I love that Nina Simone song (Feelin Good) because it emotes so many things at once. She's singing about feeling good, but the slightly ominous nature of the melody lets you know it was no easy road coming to this place of piece. It's the kind of song I could imagine Harriet Tubman singing the first time she made it north. "I've been through hell, but I've come out strong, and I've come out singing." That's sort of how I've been feeling lately.
I've found a new sense of peace in my life through my spiritual studies and prayer on the path of the Orixas (I'm calling it that for now because I don't yet know if I'm headed toward Santeria, Lucumi, or what. I'm taking it very slow), my womb work, and going over the principles of Ma'at on a regular basis. My spirit has felt so full. So when my friend told me she wanted to have a women's gathering at her house Saturday, and to bring something for the altar, I didn't think twice and went to fill my spirit some more. That day would turn out to be more powerful than I'd ever imagined.
The gathering was small--the sister who was hosting it, myself, and 2 others. As we bowed our heads and our host read a Psalm (26th I think) as well as a prayer for Oshun, there was such a sacred energy moving through. To just be a circle of young Black women in prayer, that is something! Our host told us that our generation, after years of oppression and poverty, are some of the first to begin the healing process, and that our healing was important work, for the sake of our people and our ancestors who have watched over us as we came through it all. I'd never thought of it that way. But when I thought about it, just a generation ago, our mothers and fathers were facing jim crow. We are the turning point.

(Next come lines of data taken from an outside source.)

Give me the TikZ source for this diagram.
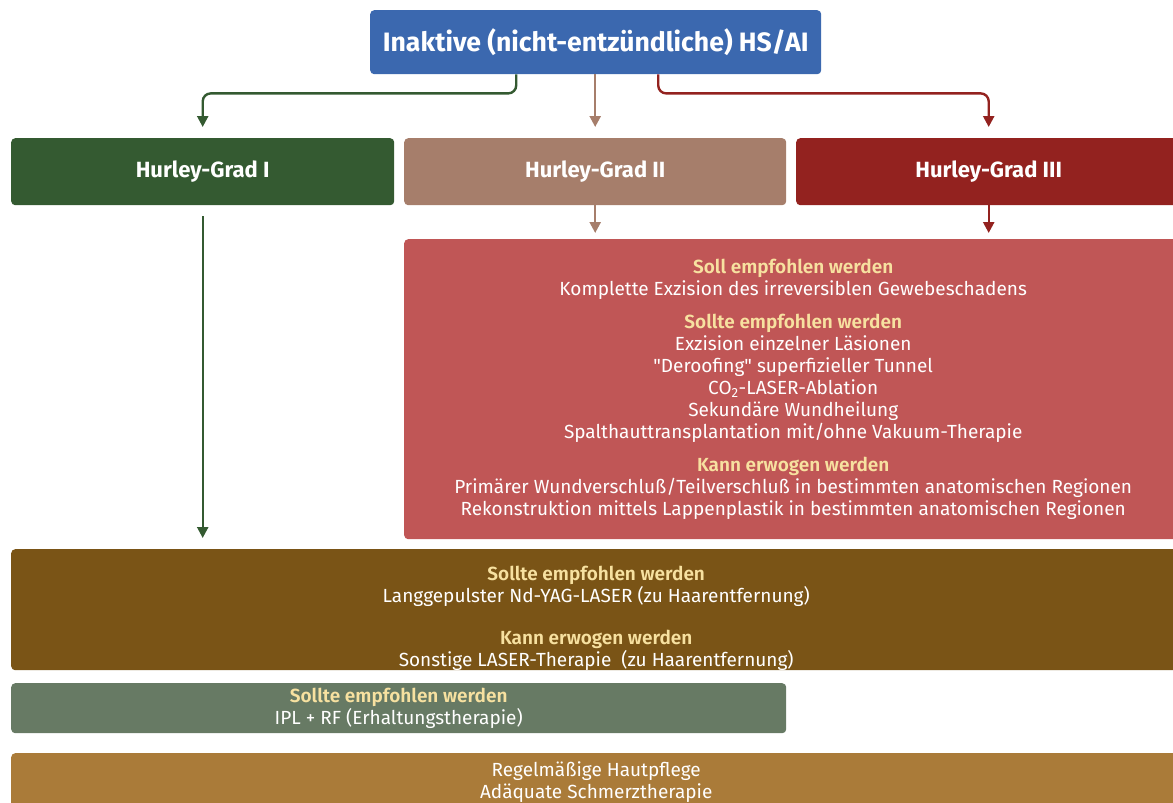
\documentclass[tikz,border=0pt]{standalone}
\usepackage{fontspec}
\setmainfont{Fira Sans}
\newfontfamily\bodyfont{Fira Sans}
\newfontfamily\headfont{Fira Sans SemiBold}
\usetikzlibrary{arrows.meta}
\definecolor{cblue}{HTML}{3B68AF}
\definecolor{cgreen}{HTML}{345A31}
\definecolor{ctaupe}{HTML}{A67E6B}
\definecolor{cdred}{HTML}{93221F}
\definecolor{cred}{HTML}{C05656}
\definecolor{cbrown}{HTML}{7A5416}
\definecolor{cgray}{HTML}{677A64}
\definecolor{ctan}{HTML}{AA7B39}
\definecolor{cyel}{HTML}{F7E1A0}
\newcommand{\hd}[1]{{\headfont\color{cyel}#1}}
\begin{document}
\begin{tikzpicture}[x=1pt,y=-1pt,
  box/.style={rounded corners=4pt, anchor=north west, inner sep=0pt, text=white, align=center},
  title/.style={font=\bfseries\fontsize{22}{26}\selectfont},
  body/.style={font=\bodyfont\fontsize{19}{22}\selectfont},
  txt/.style={body, text=white, align=center, inner sep=0pt},
  conn/.style={line width=2.4pt, -{Triangle[width=11pt,length=11pt]}},
  ]
\useasboundingbox (0,0) rectangle (1173,803);
\clip (0,0) rectangle (1173,803);
\node[box, fill=cblue, minimum width=451pt, minimum height=64pt, font=\bfseries\fontsize{26.6}{30}\selectfont] (top) at (370,10) {Inaktive (nicht-entzündliche) HS/AI};
\node[box, title, fill=cgreen, minimum width=383pt, minimum height=67pt] (h1) at (11,138) {Hurley-Grad I};
\node[box, title, fill=ctaupe, minimum width=382pt, minimum height=67pt] (h2) at (404,138) {Hurley-Grad II};
\node[box, title, fill=cdred, minimum width=385pt, minimum height=67pt] (h3) at (796,138) {Hurley-Grad III};
\node[box, body, fill=cred, minimum width=778pt, minimum height=300pt] (surg) at (404,239) {%
\hd{Soll empfohlen werden}\\
Komplette Exzision des irreversiblen Gewebeschadens\\[11pt]
\hd{Sollte empfohlen werden}\\
Exzision einzelner Läsionen\\
"Deroofing" superfizieller Tunnel\\
CO\textsubscript{2}-LASER-Ablation\\
Sekundäre Wundheilung\\
Spalthauttransplantation mit/ohne Vakuum-Therapie\\[11pt]
\hd{Kann erwogen werden}\\
Primärer Wundverschluß/Teilverschluß in bestimmten anatomischen Regionen\\
Rekonstruktion mittels Lappenplastik in bestimmten anatomischen Regionen};
\node[box, fill=cbrown, minimum width=1170pt, minimum height=121pt] (laser) at (11,549) {};
\node[txt] (lasertxt) at ([yshift=-9pt]laser.center) {%
\hd{Sollte empfohlen werden}\\
Langgepulster Nd-YAG-LASER (zu Haarentfernung)\\[20pt]
\hd{Kann erwogen werden}\\
Sonstige LASER-Therapie~ (zu Haarentfernung)};
\node[box, body, fill=cgray, minimum width=775pt, minimum height=50pt] (ipl) at (11,683) {%
\hd{Sollte empfohlen werden}\\
IPL + RF (Erhaltungstherapie)};
\node[box, body, fill=ctan, minimum width=1170pt, minimum height=57pt] (care) at (11,753) {%
Regelmäßige Hautpflege\\
Adäquate Schmerztherapie};
% connectors
\draw[conn, cgreen, rounded corners=8pt, shorten >=11pt] ([xshift=-79.5pt]top.south) -- ++(0,19) -| (h1.north);
\draw[conn, ctaupe, shorten >=11pt] (top.south -| h2.north) -- (h2.north);
\draw[conn, cdred, rounded corners=8pt, shorten >=11pt] ([xshift=62.5pt]top.south) -- ++(0,19) -| (h3.north);
\draw[conn, ctaupe, shorten >=6pt] (h2.south) -- (h2.south |- surg.north);
\draw[conn, cdred, shorten >=6pt] (h3.south) -- (h3.south |- surg.north);
\draw[conn, cgreen, shorten <=11pt, shorten >=11pt] (h1.south) -- (h1.south |- laser.north);
\end{tikzpicture}
\end{document}
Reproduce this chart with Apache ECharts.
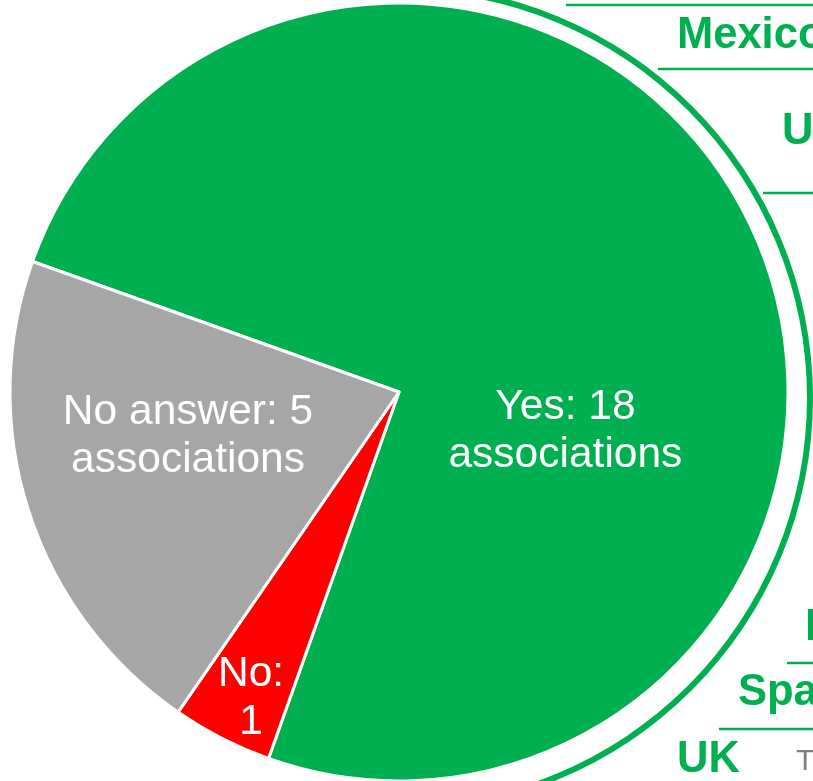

After the prayer, our hostess lead us through what I'm going to call some "ancestral work", which was something I'd been wanting to do but had no idea where to begin. She called upon each of our ancestors and relayed messages for us. When she came to me, her eyes widened, and she leaned backwards for a moment, overwhelmed. And I knew what she was overwhelmed by before she even said it: EVERYONE was talking. All at once. She told them to slow down and go one at a time. The first thing she told me was that my ancestors are from all over the place, which is why I'm drawn to so many cultural traditions and spiritual paths, and why I have such a strong connection to Latin America. When she told me this, I nearly went limp. I had always thought something was wrong with me, or that I was "confused", because that's what people told me. She told me that when I create my altar, it should have objects from different cultures and faiths on it, and not to worry if I was having trouble, I didn't have to build it right away. I was floored. I had been struggling all week with creating an altar, but feeling strange because there were so many different spiritual objects on it (I thought it was another reflection of my "confusion"). Wow.
They said that I was closest to them when listening to music, and that music was essential to me spiritually. (Again, crazy! Because when I go to dance class, when I play music, that is where my spirit soars. I'm home.). One woman said that I needed to follow an African based religion, to which my host disagreed and said I could follow whatever path suited me. But no, my ancestor was right, because the only spiritual traditions that have ever truly resonated with me are the African ones. She knows!
My friend went on to tell me that I come from a long line of mediums and Shamans, and that this was only the tip of the iceberg in terms of what they had to say to me. This was the beginning of a new journey for me. I used to feel so lost not knowing anything about my ancestors. Sometimes I would just sit and cry, because I would sense this wall, and know there was something important for me on the other side of it. My friends and my mate could never understand why it was so important to me, or why I would get so emotional. Now I know why. They were all speaking to me quite urgently, and to some extent I could hear them. Now that first brick in the wall has come down. I came home that evening and cried like a baby, tears of joy and realization. I put on some Afro Cuban music and began to dance. Something inside me was free.
And now, as I move through this week, something is different. I see things with new eyes because I'm learning more about where I've come from, and I know I've been here before. I hold my head a little higher, my smile is a little brighter. I've been tested this week, people have come with foolish conflicts and drama, but I deal with it differently now. It doesn't bother me as much. I realize I have a higher purpose, and that those who came before are watching over me. How can I sweat the small stuff knowing that?